Quando comecei a escrever estas pequenas “estórias” disse para mim mesmo que iria saber mais coisas acerca do meu avô Francisco. Qual era a sua posição social na aldeia? Seria verdade, como dizia o meu pai, que fora muito rico e acabara na miséria? Para saber informações nada melhor do que contactar a pessoa mais idosa do lugar e foi o que fiz. Falando com a senhora Lucília Dias, que, no próximo dia 19 de Setembro, fará um século de vida, fiquei a saber que, tal como referia o meu pai, os meus avós paternos foram realmente muito ricos. Pertenciam, por laços de família, aos agricultores mais abastados de Barrô. Mas como a riqueza é de quem a poupa e gere e não de quem a herda, infelizmente para eles e todos os seus descendentes, acabaram perdendo tudo. Até o respeito dos outros e a dignidade como é hábito. A comunidade não enaltece os perdedores. Prefere um rico através de ínvios meios duvidosos, à custa de sangue alheio, a um falhado negociante, mesmo que o fracasso se deva à sua honestidade. Evidentemente que não fora este o caso.
Dona Lucília, em conversa comigo, relembra os muitos e muitos anos que trabalhou naquela outrora grande casa agrícola. Ora trabalhava nos campos, ora cuidava dos filhos e nas limpezas da casa. Para além dela haviam vários serviçais.
Segundo as suas palavras, “os teus avós fugiam do trabalho como o diabo da cruz. Nunca se agarravam ao verbo. Só mandavam fazer e mal. E, é claro, tal como hoje, o exemplo deve vir de cima, e criado mal mandado é trabalho desperdiçado”. Depois, como havia pouco dinheiro, para além de pedirem empréstimos a particulares, começaram a não pagar as contribuições, veio o Estado e, por arresto, vendeu todas as propriedades em hasta pública. Nem São Sebastião (o Santo padroeiro da aldeia) lhes valeu!”

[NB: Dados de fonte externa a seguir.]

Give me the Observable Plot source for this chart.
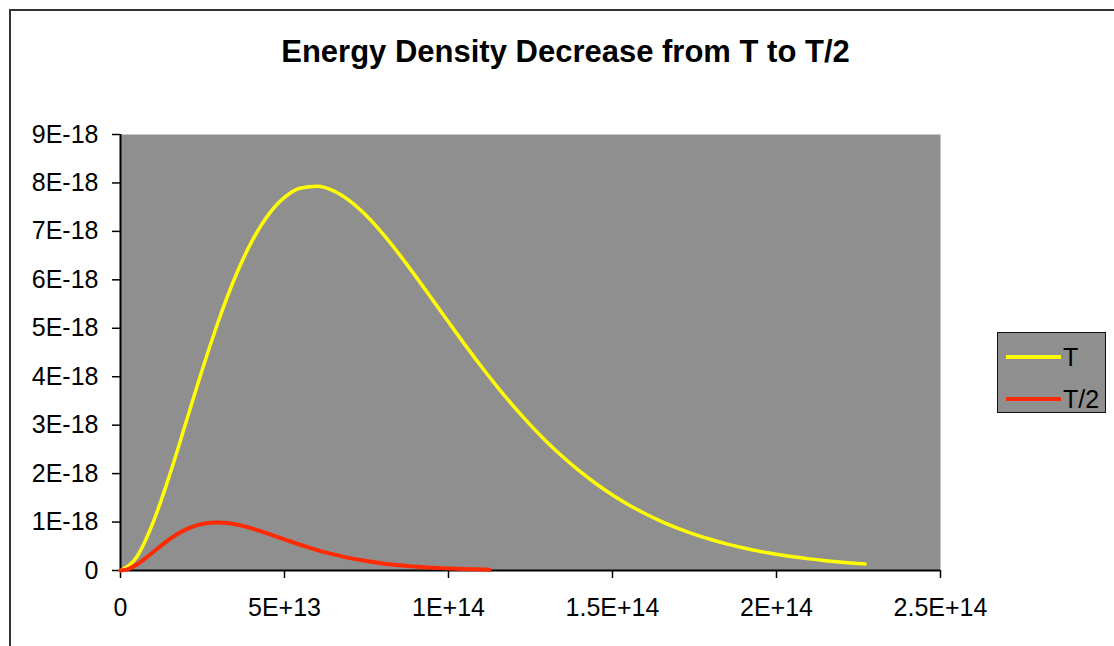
<!DOCTYPE html>
<html>
<head>
<meta charset="utf-8">
<script src="https://cdn.jsdelivr.net/npm/d3@7"></script>
<script src="https://cdn.jsdelivr.net/npm/@observablehq/plot@0.6"></script>
<style>
  html, body { margin: 0; padding: 0; background: #fff; }
  #chart { position: relative; width: 1114px; height: 646px; overflow: hidden; font-family: "Liberation Sans", Arial, sans-serif; }
  #border { position: absolute; left: 9px; top: 9px; width: 1200px; height: 700px; border-left: 2px solid #333; border-top: 2px solid #333; }
  #title { position: absolute; left: 0; width: 1131px; top: 36px; text-align: center; font-weight: bold; font-size: 31px; color: #000; line-height: 1; }
  #plot { position: absolute; left: 0; top: 0; }
  #legend { position: absolute; left: 997px; top: 332px; width: 109px; height: 81px; background: #8f8f8f; border: 1.5px solid #111; box-sizing: border-box; }
  .item { position: absolute; left: 8px; height: 30px; display: flex; align-items: center; font-size: 25px; color: #000; }
  .sw { width: 55px; height: 4px; margin-right: 2px; }
</style>
</head>
<body>
<div id="chart">
  <div id="border"></div>
  <div id="plot"></div>
  <div id="title"></div>
  <div id="legend"></div>
</div>
<script>
const title = "Energy Density Decrease from T to T/2";
const seriesNames = ["T", "T/2"];
const seriesColors = ["#ffff00", "#ff2a00"];

// frequency (Hz) for curve T
const freqT = [0, 5e12, 1e13, 1.5e13, 2e13, 2.5e13, 3e13, 3.5e13, 4e13, 4.5e13, 5e13, 5.5e13, 6e13, 6.5e13, 7e13, 7.5e13, 8e13, 8.5e13, 9e13, 9.5e13, 1e14, 1.05e14, 1.1e14, 1.15e14, 1.2e14, 1.25e14, 1.3e14, 1.35e14, 1.4e14, 1.45e14, 1.5e14, 1.55e14, 1.6e14, 1.65e14, 1.7e14, 1.75e14, 1.8e14, 1.85e14, 1.9e14, 1.95e14, 2e14, 2.05e14, 2.1e14, 2.15e14, 2.2e14, 2.25e14, 2.27e14];
// energy density for T, in units of 1E-18
const energyT = [0, 0.284, 1.002, 1.976, 3.065, 4.158, 5.176, 6.064, 6.789, 7.335, 7.701, 7.895, 7.933, 7.837, 7.625, 7.322, 6.949, 6.526, 6.072, 5.602, 5.129, 4.662, 4.211, 3.781, 3.377, 3.001, 2.654, 2.337, 2.050, 1.791, 1.560, 1.354, 1.171, 1.010, 0.869, 0.746, 0.639, 0.545, 0.465, 0.395, 0.335, 0.284, 0.240, 0.203, 0.171, 0.144, 0.134];

// frequency (Hz) for curve T/2
const freqT2 = [0, 2.5e12, 5e12, 7.5e12, 1e13, 1.25e13, 1.5e13, 1.75e13, 2e13, 2.25e13, 2.5e13, 2.75e13, 3e13, 3.25e13, 3.5e13, 3.75e13, 4e13, 4.25e13, 4.5e13, 4.75e13, 5e13, 5.25e13, 5.5e13, 5.75e13, 6e13, 6.25e13, 6.5e13, 6.75e13, 7e13, 7.25e13, 7.5e13, 7.75e13, 8e13, 8.25e13, 8.5e13, 8.75e13, 9e13, 9.25e13, 9.5e13, 9.75e13, 1e14, 1.025e14, 1.05e14, 1.075e14, 1.1e14, 1.125e14];
// energy density for T/2, in units of 1E-18
const energyT2 = [0, 0.036, 0.125, 0.247, 0.383, 0.520, 0.647, 0.758, 0.849, 0.917, 0.963, 0.987, 0.992, 0.980, 0.953, 0.915, 0.869, 0.816, 0.759, 0.700, 0.641, 0.583, 0.526, 0.473, 0.422, 0.375, 0.332, 0.292, 0.256, 0.224, 0.195, 0.169, 0.146, 0.126, 0.109, 0.093, 0.080, 0.068, 0.058, 0.049, 0.042, 0.036, 0.030, 0.025, 0.021, 0.018];

const xTicks = [0, 5e13, 1e14, 1.5e14, 2e14, 2.5e14];
const xTickLabels = ["0", "5E+13", "1E+14", "1.5E+14", "2E+14", "2.5E+14"];
const yTicks = [0, 1, 2, 3, 4, 5, 6, 7, 8, 9];
const yTickLabels = ["0", "1E-18", "2E-18", "3E-18", "4E-18", "5E-18", "6E-18", "7E-18", "8E-18", "9E-18"];

const dataT = freqT.map((f, i) => ({f, u: energyT[i]}));
const dataT2 = freqT2.map((f, i) => ({f, u: energyT2[i]}));

document.getElementById("title").textContent = title;

const chart = Plot.plot({
  width: 1114,
  height: 646,
  marginLeft: 120,
  marginRight: 174,
  marginTop: 134,
  marginBottom: 76,
  style: {background: "transparent", fontFamily: "'Liberation Sans', Arial, sans-serif", fontSize: "25px", color: "#000"},
  x: {domain: [0, 2.5e14]},
  y: {domain: [0, 9]},
  marks: [
    Plot.frame({fill: "#8f8f8f", stroke: null}),
    Plot.axisX({ticks: xTicks, tickFormat: d => xTickLabels[xTicks.indexOf(d)], tickSize: 8, tickPadding: 20, label: null, stroke: "#000", strokeWidth: 1.5}),
    Plot.axisY({ticks: yTicks, tickFormat: d => yTickLabels[yTicks.indexOf(d)], tickSize: 8, tickPadding: 14, label: null, stroke: "#000", strokeWidth: 1.5}),
    Plot.ruleY([0], {stroke: "#000", strokeWidth: 2}),
    Plot.ruleX([0], {stroke: "#000", strokeWidth: 2}),
    Plot.line(dataT, {x: "f", y: "u", stroke: seriesColors[0], strokeWidth: 3.5, curve: "monotone-x"}),
    Plot.line(dataT2, {x: "f", y: "u", stroke: seriesColors[1], strokeWidth: 4, curve: "monotone-x"})
  ]
});
document.getElementById("plot").appendChild(chart);

const legend = document.getElementById("legend");
seriesNames.forEach((name, i) => {
  const item = document.createElement("div");
  item.className = "item";
  item.style.top = (9 + i * 42) + "px";
  const sw = document.createElement("div");
  sw.className = "sw";
  sw.style.background = seriesColors[i];
  const label = document.createElement("span");
  label.textContent = name;
  item.appendChild(sw);
  item.appendChild(label);
  legend.appendChild(item);
});
</script>
</body>
</html>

Continua a minha conterrânea, “como ficaram sem nada, sem terras, e não tinham crédito, passavam fome como ratos. Muitas vezes, mesmo apesar de eu ser pobre, lhes matei a fome. Tristes tempos que até me dá mágoa em recordar. Coitado do teu avô, teve um triste fim. Um dia, estando a trabalhar à jorna em Vila Nova de Monsarros, ia atravessar um pequeno riacho, que não teria mais de 10 centímetros de altura de água, escorregou, bateu com a cabeça numa pedra, perdeu os sentidos, e ficou com a boca dentro daquele pequeno fio de água. Morreu afogado e, no cemitério local, lá foi sepultado em campa rasa. Triste sina aquela do teu avô Francisco. Até parece que as pessoas nascem com o destino marcado para o sofrimento. Nem na hora da morte têm sorte!”, termina esta narração com uma imprecação que faria corar uma qualquer menina puritana.